The Analyst Verdict: “He Looks His Age”
The aftermath of the game saw a flood of reactions from the basketball world, but none were as poignant as the observations regarding LeBron’s mortality. Former NBA player Chandler Parsons, speaking on the game, offered a take that struck a nerve with Lakers fans. He suggested that for the first time, LeBron James actually “looked his age.”
It wasn’t framed as an insult, but as a cold reality. LeBron, usually a cyborg of efficiency and composure, looked human. He looked rattled. The optics of him staying in the game late during a blowout to extend his double-digit scoring streak also drew criticism. Was he chasing stats while the game was lost? Was he prioritizing personal pride over team optics?
Radio host Jim Rome highlighted the “rough optics” of the situation. Engaging with the opposing bench while getting blown out at home is never a good look, but for a player of LeBron’s stature, it signaled a crack in the armor. It suggested that Brooks had achieved what few defensive specialists ever do: he didn’t just beat LeBron physically; he beat him mentally.
The Villain the NBA Needs?

Beyond the box score, this game reignited a broader conversation about the state of the modern NBA. In an era often criticized for being too friendly—where stars work out together in the summer and seemingly care more about brand synergy than rivalries—Dillon Brooks stands apart.
He is abrasive. He is often disliked. He is undeniably effective.
As former star DeMarcus Cousins pointed out, this type of personality has always been essential to the fabric of the league. The NBA thrives on storylines, on heroes and villains. Brooks understands this better than anyone. He realizes that by making himself the target, he absorbs the pressure for his team. He invites the hate because he knows it fuels him.
On this night, the “Villain” won. He scored 33 points on hyper-efficient shooting. He disrupted the Lakers’ offense. He got under the skin of the King. And perhaps most importantly, he made a regular-season game in December feel like a Game 7.
A Rivalry Renewed
As the dust settles on the Lakers’ meltdown, questions linger. Was this just a bad night for LeBron, a momentary lapse in a season of greatness? Or was it a harbinger of things to come?
The NBA is a league of moments, and Dillon Brooks owned this one. He proved that he isn’t just a pest; he is a legitimate threat who can impact winning while simultaneously driving his opponents insane. For LeBron James, the challenge is now clear. He has faced agitators before—Lance Stephenson, Draymond Green, Joakim Noah—and he has almost always had the last laugh.

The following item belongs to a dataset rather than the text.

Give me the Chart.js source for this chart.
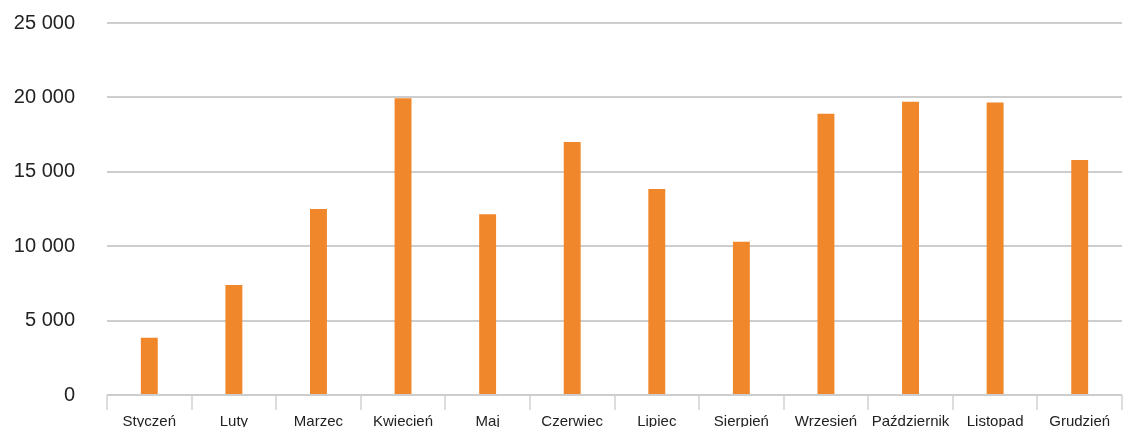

But Father Time remains undefeated, and Dillon Brooks is betting that the clock is finally on his side. The next time these two teams meet, the world will be watching not just for the basketball, but for the theatre. The tension is real. The dislike is palpable. And for the first time in a long time, the outcome feels uncertain. LeBron James finally snapped, and Dillon Brooks was standing there, smiling, ready to watch the pieces fall.